Mittlerweile kommt den Gastronomen noch eine andere Rolle zu, die sie für Politik und Verwaltung interessant macht: Sie sind wichtiger Bestandteil der »neuen Normalität« in der Stadt. Gastronomien sind wieder ein Treffpunkt für Menschen, ohne das Infektionsgeschehen in die Höhe zu treiben. Die Gäste sitzen draußen, die Gastronomen strukturieren und ordnen die Zusammenkünfte im öffentlichen Raum, von dem sie plötzlich so viel mehr nutzen dürfen. Gastwirte sind zum Helfer und Verbündeten im Kampf gegen das Virus geworden. Die Wirte nehmen, auch aus Eigeninteresse, ihre Rolle an: Neben dem Pop-up-Biergarten auf der Vogelsanger Straße sind weitere entstanden, etwa an der Halle Tor 2 in Vogelsang oder jüngst an der linksrheinischen Rheinpromenade. Zudem forderten Gastronomen zuletzt, die Sperrstunde am Wochenende über Mitternacht auszudehnen. Hintergrund war, dass die Ordnungsbehörden an »Party-Hotspots« wie dem Stadtgarten, der Zülpicher Straße oder dem Brüsseler Platz jedes Wochenende Menschenansammlungen auflösen mussten, weil die Corona-Regeln nicht eingehalten wurden.

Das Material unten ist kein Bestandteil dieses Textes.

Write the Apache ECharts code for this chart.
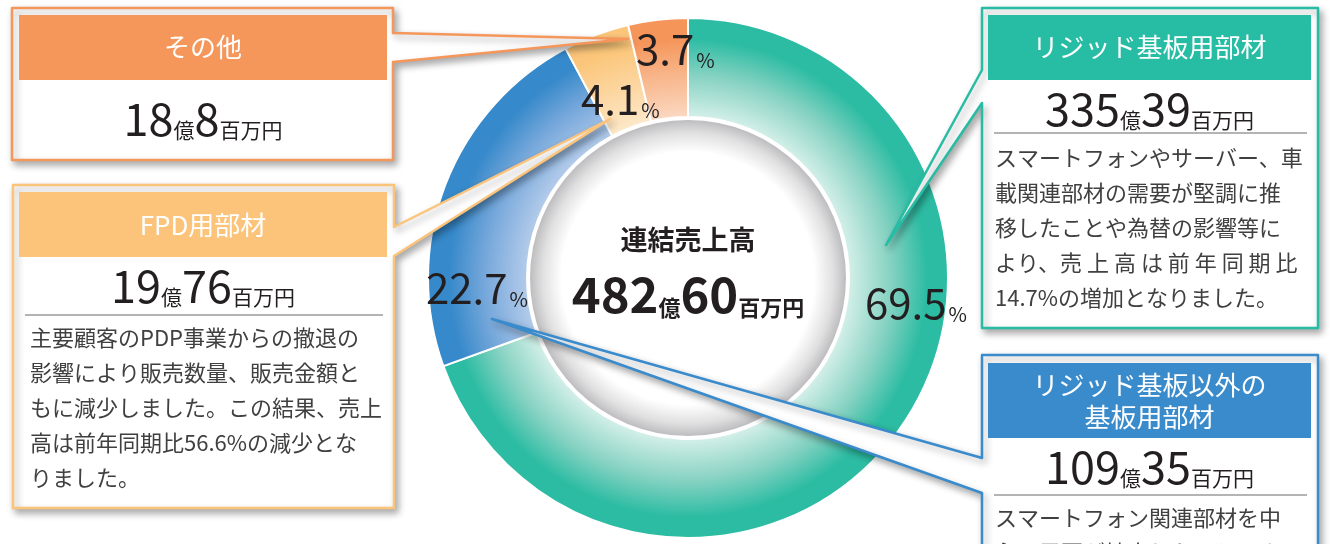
<!DOCTYPE html>
<html><head><meta charset="utf-8">
<script src="https://cdn.jsdelivr.net/npm/echarts@6/dist/echarts.min.js"></script>
<style>html,body{margin:0;padding:0;background:#fff}#c{width:1331px;height:544px}</style>
</head><body><div id="c"></div>
<script>
// ---- data ----
const categories = ['リジッド基板用部材', 'リジッド基板以外の\n基板用部材', 'FPD用部材', 'その他'];
const sharePct = [69.5, 22.7, 4.1, 3.7];
const amountOku = [335, 109, 19, 18];      // 億円
const amountMillion = [39, 35, 76, 8];     // 百万円
const totalOku = 482;
const totalMillion = 60;
const centerTitle = '連結売上高';
const descTeal = ['スマートフォンやサーバー、車', '載関連部材の需要が堅調に推', '移したことや為替の影響等に', 'より、売 上 高 は 前 年 同 期 比', '14.7%の増加となりました。'];
const descBlue = ['スマートフォン関連部材を中', '心に需要が拡大したことによ'];
const descFpd = ['主要顧客のPDP事業からの撤退の', '影響により販売数量、販売金額と', 'もに減少しました。この結果、売上', '高は前年同期比56.6%の減少とな', 'りました。'];
const descOther = [];
const descriptions = [descTeal, descBlue, descFpd, descOther];

// ---- styles / layout ----
const FONT = '"Noto Sans CJK JP", "Noto Sans", sans-serif';
const CX = 688, CY = 278, R_OUT = 260, R_IN = 161;
const sliceColors = [
  ['#d3efe8', '#86d2c2', '#2cbca3'],
  ['#b3cbea', '#77a8db', '#3689ca'],
  ['#fde8c9', '#fcd59e', '#fbc67a'],
  ['#fbd8c1', '#f8b68b', '#f5955a']
];
const boxColors = ['#27bca4', '#3a8bcc', '#fcc47a', '#f5965b'];
const labelPos = [[865, 302], [426, 287], [581, 98], [636, 48]];

function grad(c) {
  return { type: 'radial', x: CX, y: CY, r: R_OUT, global: true,
    colorStops: [{offset: 0, color: c[0]}, {offset: R_IN / R_OUT, color: c[0]}, {offset: 0.78, color: c[1]}, {offset: 0.92, color: c[2]}, {offset: 1, color: c[2]}] };
}

const boxes = [
  {i: 0, x: 982, y: 8, w: 336, h: 320, side: 'left', p: [70, 103], tip: [886, 245], head: [988, 15, 323, 65], titleY: 47, valueY: 108, sepY: 133, bodyX: 995, bodyY: 158},
  {i: 1, x: 982, y: 355, w: 336, h: 230, side: 'left', p: [458, 493], tip: [492, 319], head: [988, 363, 323, 75], titleY: 401, valueY: 466, sepY: 495, bodyX: 995, bodyY: 518},
  {i: 2, x: 13, y: 185, w: 381, h: 323, side: 'right', p: [227, 256], tip: [610, 119], head: [19, 192, 368, 65], titleY: 225, valueY: 285, sepY: 315, bodyX: 30, bodyY: 338},
  {i: 3, x: 12, y: 8, w: 381, h: 152, side: 'right', p: [33, 62], tip: [628, 39], head: [19, 15, 368, 65], titleY: 47, valueY: 118, sepY: null, bodyX: 30, bodyY: 0}
];

const graphics = [];
boxes.forEach(b => {
  const col = boxColors[b.i];
  let pts;
  if (b.side === 'right') {
    const xr = b.x + b.w;
    pts = [[b.x, b.y], [xr, b.y], [xr, b.p[0]], b.tip, [xr, b.p[1]], [xr, b.y + b.h], [b.x, b.y + b.h]];
  } else {
    pts = [[b.x, b.y], [b.x + b.w, b.y], [b.x + b.w, b.y + b.h], [b.x, b.y + b.h], [b.x, b.p[1]], b.tip, [b.x, b.p[0]]];
  }
  graphics.push({type: 'polygon', z: 10, shape: {points: pts},
    style: {fill: '#fff', stroke: col, lineWidth: 2.5, lineJoin: 'round', shadowColor: 'rgba(0,0,0,0.32)', shadowBlur: 7, shadowOffsetX: 3, shadowOffsetY: 4}});
  graphics.push({type: 'rect', z: 11, shape: {x: b.head[0], y: b.head[1], width: b.head[2], height: b.head[3]}, style: {fill: col}});
  const cx = b.head[0] + b.head[2] / 2;
  graphics.push({type: 'text', z: 12, x: cx, y: b.titleY,
    style: {text: categories[b.i], font: '26px ' + FONT, fill: '#fff', align: 'center', verticalAlign: 'middle', lineHeight: 32}});
  graphics.push({type: 'text', z: 12, x: cx, y: b.valueY,
    style: {text: '{n|' + amountOku[b.i] + '}{s|億}{n|' + amountMillion[b.i] + '}{s|百万円}', align: 'center', verticalAlign: 'middle',
      rich: {n: {fontSize: 45, fontFamily: FONT, fill: '#231f20', verticalAlign: 'bottom', lineHeight: 46},
             s: {fontSize: 21, fontFamily: FONT, fill: '#231f20', verticalAlign: 'bottom', lineHeight: 34}}}});
  if (b.sepY) {
    graphics.push({type: 'line', z: 12, shape: {x1: b.head[0] + 6, y1: b.sepY, x2: b.head[0] + b.head[2] - 4, y2: b.sepY}, style: {stroke: '#6b6b6b', lineWidth: 1.2}});
  }
  if (descriptions[b.i].length) {
    graphics.push({type: 'text', z: 12, x: b.bodyX, y: b.bodyY - 17.5,
      style: {text: descriptions[b.i].join('\n'), font: '22px ' + FONT, fill: '#404040', align: 'left', verticalAlign: 'top', lineHeight: 35}});
  }
});
graphics.push({type: 'text', z: 12, x: CX, y: 240,
  style: {text: centerTitle, font: 'bold 27px ' + FONT, fill: '#231f20', align: 'center', verticalAlign: 'middle'}});
graphics.push({type: 'text', z: 12, x: CX, y: 293,
  style: {text: '{n|' + totalOku + '}{s|億}{n|' + totalMillion + '}{s|百万円}', align: 'center', verticalAlign: 'middle',
    rich: {n: {fontSize: 49, fontWeight: 'bold', fontFamily: FONT, fill: '#231f20', verticalAlign: 'bottom', lineHeight: 52},
           s: {fontSize: 22, fontWeight: 'bold', fontFamily: FONT, fill: '#231f20', verticalAlign: 'bottom', lineHeight: 38}}}});

const chart = echarts.init(document.getElementById('c'), null, {renderer: 'canvas'});
chart.setOption({
  animation: false,
  backgroundColor: '#ffffff',
  series: [
    {
      type: 'pie', silent: true, center: [CX, CY], radius: [0, 158], z: 1,
      label: {show: false}, labelLine: {show: false},
      data: [{value: 1, itemStyle: {color: {type: 'radial', x: CX, y: CY, r: 158, global: true,
        colorStops: [{offset: 0, color: '#ffffff'}, {offset: 0.8, color: '#ffffff'}, {offset: 0.92, color: '#e0e0e1'}, {offset: 1, color: '#bdbdbf'}]}}}]
    },
    {
      type: 'pie', silent: true, center: [CX, CY], radius: [R_IN, R_OUT], startAngle: 90, clockwise: true,
      avoidLabelOverlap: false, z: 2,
      itemStyle: {borderColor: '#fff', borderWidth: 2},
      data: categories.map((c, i) => ({name: c, value: sharePct[i], itemStyle: {color: grad(sliceColors[i])}})),
      label: {show: true, position: 'inside',
        formatter: p => '{n|' + p.value + '}{p|%}',
        rich: {n: {fontSize: 42, fontFamily: FONT, color: '#231f20', verticalAlign: 'bottom', lineHeight: 44},
               p: {fontSize: 20, fontFamily: FONT, color: '#231f20', verticalAlign: 'bottom', lineHeight: 32, padding: [0, 0, 0, 2]}}},
      labelLine: {show: false},
      labelLayout: p => ({x: labelPos[p.dataIndex][0], y: labelPos[p.dataIndex][1], align: 'left', verticalAlign: 'middle'})
    }
  ],
  graphic: {elements: graphics}
});
</script></body></html>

Dass Wirte die Sperrstunden ausdehnen möchten, ist nachvollziehbar. Zum einen haben sie wirtschaftliche Interessen. Zum anderen ist kaum zu verstehen, dass sich unweit von geschlossenen Bars und Kneipen bis in die Nacht Menschen versammeln, die sich am 24/7-Büdchen mit Getränken versorgen können. Die Wirte nutzen die Gunst der Stunde, und des Wahlkampfs, um das Thema in die Öffentlichkeit zu tragen. So berechtigt die Anliegen vieler Gastronomen sein mögen, so wenig sind sie doch die Lösung für die Probleme, die Köln mit seinem öffentlichen Raum hat. Es wäre falsch, diese Verantwortung an Restaurantbetreiber oder Barbesitzer auszulagern, zumal nicht jeder sein Kölsch in einem Biergarten trinken kann und will.

Die Debatte wird Köln noch über die Kommunalwahl hinaus verfolgen: Jüngst kam in der Bezirksvertretung Innenstadt die Überlegung auf, die Nutzung von Stellplätzen über den Oktober hinaus zu verlängern. »In der kommenden Herbst-und Wintersaison sollen Gäste auch weiterhin die Möglichkeit erhalten, sich im Freien aufzuhalten und das gastronomische Angebot zu nutzen«, heißt es im Antrag der Grünen. Der Klimawandel macht’s möglich. Viele Gastronomen blicken sorgenvoll auf die kalten Monate, wenn sie ihr Angebot wieder nach drinnen holen müssen. Ein Corona-Gewinner wird die Gastronomie auch trotz des politischen Zuspruchs nicht. Aber es sieht danach aus, als gäbe es größere Verlierer.